The social set around All In is a Silicon Valley money class that has moved into politics. The core is four men: Chamath Palihapitiya (b. 1976), Jason Calacanis (b. 1970), David Sacks (b. 1972), and David Friedberg (b. 1980). Around them sits a wider orbit of venture capitalists, founders, and PayPal alumni, with Elon Musk (b. 1971) as the figure they orient toward most. Sacks served as Trump’s AI and crypto czar until he stepped down in March 2026, which pulled the whole set closer to state power than a tech podcast usually gets. The Summit, the poker games, the deal flow, and the X feeds form the rest of the world they move in.
What they value is building. A man who ships a product, raises a fund, takes the risk, and wins counts for everything. A man who only talks, regulates, or writes counts for little. They prize the founder, the operator, the early bet that paid. Wealth functions as the scoreboard, and they treat a big exit as proof that a man saw something real before others did. They value contrarian calls that turned out right, and they replay those calls often. They value the immigrant who arrived with nothing and built billions, because Chamath is that story and it flatters the whole table. They value speed, leverage, and the idea that the future belongs to whoever moves on it first.
Their hero is the builder who defies the gatekeepers. Musk sits at the top of this. He took rockets and cars and a social platform that no sober person would have backed, and he won, and he did it while the press and the agencies told him he would fail. That is the shape of the hero they admire: a man with capital and nerve who treats expert consensus as an obstacle rather than a guide. Below Musk they admire the founder who scales fast, the investor who got into SpaceX or Uber early, the operator who fixed a broken company. The villain in this scheme is the man who produces nothing and still claims authority: the journalist, the academic, the NGO head, the regulator, the legacy executive coasting on a name.
The status games run on a few currencies. Net worth and exits come first, though they rarely state a number out loud. Proximity to power now matters as much. Sacks going into the White House raised his standing inside the group, and the others measure themselves against that climb. Calling a market or a policy right and getting credit for it on a later episode is its own prize. So is the guest list at the Summit, the follower count on X, and the seat at the high-stakes poker table. Among the four of them the ribbing is constant, and the ribbing is a status game too: who got owned in the last argument, who was wrong about tariffs, who is performing for the camera. They police each other while presenting a united front against the outside world.

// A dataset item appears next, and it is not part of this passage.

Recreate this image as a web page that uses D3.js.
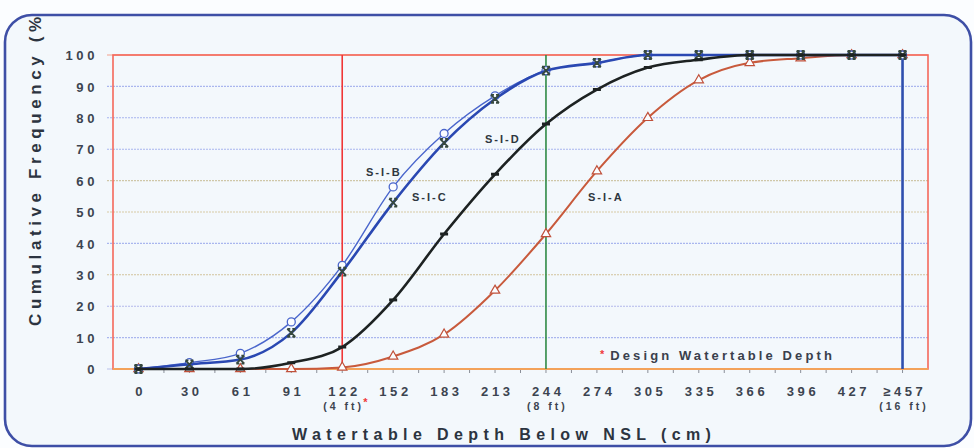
<!DOCTYPE html>
<html>
<head>
<meta charset="utf-8">
<script src="https://cdn.jsdelivr.net/npm/d3@7"></script>
<style>
  html, body { margin: 0; padding: 0; background: #fbfdff; }
  svg { display: block; font-family: Arial, "Liberation Sans", sans-serif; }
</style>
</head>
<body>
<svg id="chart" width="974" height="448"></svg>
<script>
// Depth classes (cm) below natural surface level
const depths = ["0", "30", "61", "91", "122", "152", "183", "213", "244", "274", "305", "335", "366", "396", "427", "\u2265457"];
// Feet equivalents shown under selected depths
const feetLabels = [{ depth: "122", text: "(4 ft)", star: true }, { depth: "244", text: "(8 ft)", star: false }, { depth: "\u2265457", text: "(16 ft)", star: false }];
const yTicks = [0, 10, 20, 30, 40, 50, 60, 70, 80, 90, 100];

// Cumulative frequency (%) per site
const siteA = [0, 0, 0, 0, 0.5, 4, 11, 25, 43, 63, 80, 92, 97.5, 99, 100, 100];
const siteB = [0, 2, 5, 15, 33, 58, 75, 87, 95, 97.5, 100, 100, 100, 100, 100, 100];
const siteC = [0, 1.5, 3, 11.5, 31, 53, 72, 86, 95, 97.5, 100, 100, 100, 100, 100, 100];
const siteD = [0, 0, 0, 2, 7, 22, 43, 62, 78, 89, 96, 98.5, 100, 100, 100, 100];

// Reference depths marked with vertical lines
const designDepth = "122";
const midDepth = "244";
const maxDepth = "\u2265457";

const svg = d3.select("#chart");
const plot = { left: 113, right: 928, top: 55, bottom: 369 };

const x = d3.scalePoint().domain(depths).range([plot.left, plot.right]).padding(0.5);
const y = d3.scaleLinear().domain([0, 100]).range([plot.bottom, plot.top]);

// Outer rounded panel
const defs = svg.append("defs");
defs.append("clipPath").attr("id", "panelClip")
  .append("rect").attr("x", 6).attr("y", 17).attr("width", 964).attr("height", 428).attr("rx", 26);

svg.append("rect")
  .attr("x", 5).attr("y", 15).attr("width", 966).attr("height", 431).attr("rx", 27)
  .attr("fill", "#f3f8fc");

const inner = svg.append("g").attr("clip-path", "url(#panelClip)");

// Horizontal gridlines
const gridColors = ["#b9c0ea", "#aab6ee", "#b4b8ea", "#d2c29c", "#a9b6ee", "#d7c9a4", "#cfc7a8", "#a9b5ee", "#a8b4ee", "#aab6ee", "#f3a08c"];
inner.append("g").selectAll("line").data(yTicks).join("line")
  .attr("x1", 107).attr("x2", plot.right)
  .attr("y1", d => y(d)).attr("y2", d => y(d))
  .attr("stroke", (d, i) => gridColors[i])
  .attr("stroke-width", 1.1)
  .attr("stroke-dasharray", d => (d === 0 || d === 100) ? null : "2,1");

// Y axis labels
const yAxis = d3.axisLeft(y).tickValues(yTicks).tickSize(0).tickPadding(0);
const gy = inner.append("g").attr("transform", `translate(${98},0)`).call(yAxis);
gy.select(".domain").remove();
gy.selectAll("text")
  .attr("font-size", 13).attr("font-weight", "bold").attr("fill", "#3c4450")
  .attr("letter-spacing", 3.6).attr("dy", "0.36em");

// X axis labels
const xAxis = d3.axisBottom(x).tickSize(0).tickPadding(0);
const gx = inner.append("g").attr("transform", `translate(0,${plot.bottom})`).call(xAxis);
gx.select(".domain").remove();
gx.selectAll("text")
  .attr("font-size", 13).attr("font-weight", "bold").attr("fill", "#3c4450")
  .attr("letter-spacing", 3.6).attr("dx", 1.8).attr("y", 18);

// Small tick marks along the bottom of the plot at every half step
const halfSteps = [];
depths.forEach((d, i) => {
  halfSteps.push(x(d));
  if (i < depths.length - 1) halfSteps.push((x(d) + x(depths[i + 1])) / 2);
});
inner.append("g").selectAll("line").data(halfSteps).join("line")
  .attr("x1", d => d).attr("x2", d => d)
  .attr("y1", plot.bottom).attr("y2", plot.bottom + 4)
  .attr("stroke", "#8a8f98").attr("stroke-width", 1);

// Feet equivalents under selected depths
inner.append("g").selectAll("text").data(feetLabels).join("text")
  .attr("x", d => x(d.depth) + 1.5).attr("y", plot.bottom + 41)
  .attr("text-anchor", "middle")
  .attr("font-size", 10.5).attr("font-weight", "bold").attr("fill", "#3c4450")
  .attr("letter-spacing", 3)
  .text(d => d.text);
inner.append("g").selectAll("text").data(feetLabels.filter(d => d.star)).join("text")
  .attr("x", d => x(d.depth) + 21).attr("y", plot.bottom + 37)
  .attr("font-size", 11).attr("font-weight", "bold").attr("fill", "#f03a3a")
  .text("*");

// Plot frame
inner.append("rect")
  .attr("x", plot.left).attr("y", plot.top)
  .attr("width", plot.right - plot.left).attr("height", plot.bottom - plot.top)
  .attr("fill", "none").attr("stroke", "#f4685a").attr("stroke-width", 1.6);
inner.append("line")
  .attr("x1", plot.left).attr("x2", plot.right)
  .attr("y1", plot.bottom).attr("y2", plot.bottom)
  .attr("stroke", "#f3a25a").attr("stroke-width", 2);

// Reference depth lines
const refLines = [
  { depth: designDepth, color: "#f03636", width: 1.6 },
  { depth: midDepth, color: "#2f8a45", width: 1.6 },
  { depth: maxDepth, color: "#2f4fae", width: 2.6 }
];
inner.append("g").selectAll("line").data(refLines).join("line")
  .attr("x1", d => x(d.depth)).attr("x2", d => x(d.depth))
  .attr("y1", y(100)).attr("y2", y(0))
  .attr("stroke", d => d.color).attr("stroke-width", d => d.width);

// Series
const line = d3.line()
  .x((d, i) => x(depths[i]))
  .y(d => y(d))
  .curve(d3.curveMonotoneX);

const seriesDefs = [
  { name: "S-I-A", values: siteA, color: "#c85a3c", width: 2, marker: "triangle", mcolor: "#c0503a" },
  { name: "S-I-B", values: siteB, color: "#4a66cc", width: 1.4, marker: "circle", mcolor: "#4a66cc" },
  { name: "S-I-C", values: siteC, color: "#2a48b2", width: 2.6, marker: "cross", mcolor: "#36483e" },
  { name: "S-I-D", values: siteD, color: "#1d2222", width: 2.6, marker: "dash", mcolor: "#1d2222" }
];

const gSeries = inner.append("g");
seriesDefs.forEach(s => {
  const g = gSeries.append("g");
  g.append("path").datum(s.values)
    .attr("d", line).attr("fill", "none")
    .attr("stroke", s.color).attr("stroke-width", s.width)
    .attr("stroke-linejoin", "round");
  const pts = g.selectAll("g.pt").data(s.values).join("g")
    .attr("class", "pt")
    .attr("transform", (d, i) => `translate(${x(depths[i])},${y(d)})`);
  if (s.marker === "circle") {
    pts.append("circle").attr("r", 4).attr("fill", "#fbfdff")
      .attr("stroke", s.mcolor).attr("stroke-width", 1.3);
  } else if (s.marker === "triangle") {
    pts.append("path").attr("d", d3.symbol(d3.symbolTriangle, 38)())
      .attr("fill", "#fbfdff").attr("stroke", s.mcolor).attr("stroke-width", 1.2);
  } else if (s.marker === "cross") {
    pts.append("path").attr("d", "M-4,-4L4,4M-4,4L4,-4M-4,-4H-1M1,-4H4M-4,4H-1M1,4H4")
      .attr("fill", "none").attr("stroke", s.mcolor).attr("stroke-width", 1.8);
  } else if (s.marker === "dash") {
    pts.append("path").attr("d", "M-4,0H4")
      .attr("stroke", s.mcolor).attr("stroke-width", 3);
  }
});

// Series labels
const seriesLabels = [
  { name: "S-I-B", x: 366, y: 176 },
  { name: "S-I-C", x: 412, y: 201 },
  { name: "S-I-D", x: 485, y: 143 },
  { name: "S-I-A", x: 588, y: 201 }
];
inner.append("g").selectAll("text").data(seriesLabels).join("text")
  .attr("x", d => d.x).attr("y", d => d.y)
  .attr("font-size", 11).attr("font-weight", "bold").attr("fill", "#2e3640")
  .attr("letter-spacing", 2)
  .text(d => d.name);

// Note on the design depth
const note = inner.append("text").attr("x", 600).attr("y", 360)
  .attr("font-size", 13).attr("font-weight", "bold").attr("fill", "#3a404c");
note.append("tspan").attr("fill", "#f03a3a").attr("font-size", 11).attr("dy", -2).text("*");
note.append("tspan").attr("dx", 6).attr("dy", 2).attr("letter-spacing", 3.1).text("Design Watertable Depth");

// Axis titles (the vertical title runs up into the panel edge)
inner.append("text")
  .attr("transform", `translate(41,326) rotate(-90)`)
  .attr("font-size", 17).attr("font-weight", "bold").attr("fill", "#2c3440")
  .attr("letter-spacing", 4.6)
  .text("Cumulative Frequency (%)");

inner.append("text")
  .attr("x", 292).attr("y", 440)
  .attr("font-size", 16).attr("font-weight", "bold").attr("fill", "#2c3440")
  .attr("letter-spacing", 5.4)
  .text("Watertable Depth Below NSL (cm)");

// Panel border
svg.append("rect")
  .attr("x", 5).attr("y", 15).attr("width", 966).attr("height", 431).attr("rx", 27)
  .attr("fill", "none").attr("stroke", "#3e4fa6").attr("stroke-width", 2.6);
</script>
</body>
</html>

Their normative claims. Government should get out of the way. The institutions that ran the country for fifty years, the press, the universities, the bureaucracy, have failed and forfeited their authority. Merit should rule, and the men who built things have earned the right to be heard on everything else. Censorship is the central threat. America must win the AI race against China, and the people qualified to lead that race are the builders, not the safety class or the regulators. They hold that incentives explain most behavior and that a market tells you the truth faster than a panel of experts.
Underneath sits a set of essentialist claims. Some men are builders and some men are parasites, and the difference is real, not a matter of luck or position. Talent and drive exist, they cluster in certain men, and the market sorts men accordingly. The wealthy deserve their wealth because the wealth is a signal of value created. There is, in this view, a natural aristocracy of competence, and the rest of the order should defer to it.
Now the truth they tend not to say. The anti-elite posture comes from four very rich men who run a top podcast, advise presidents, and shape policy. They are the elite. The meritocracy claim conveniently certifies their own fortunes as earned rather than partly timed, inherited, or lucky. The “we are just builders telling the truth” framing is itself a status move, because it grants their opinions on tariffs, war, and medicine the same authority their company exits earned them, and those are different things. When their interests and their stated principles collide, on government contracts, on a friendly administration, on a deal that needs a regulator’s blessing, the principles bend. The hero system rewards the men sitting at the table.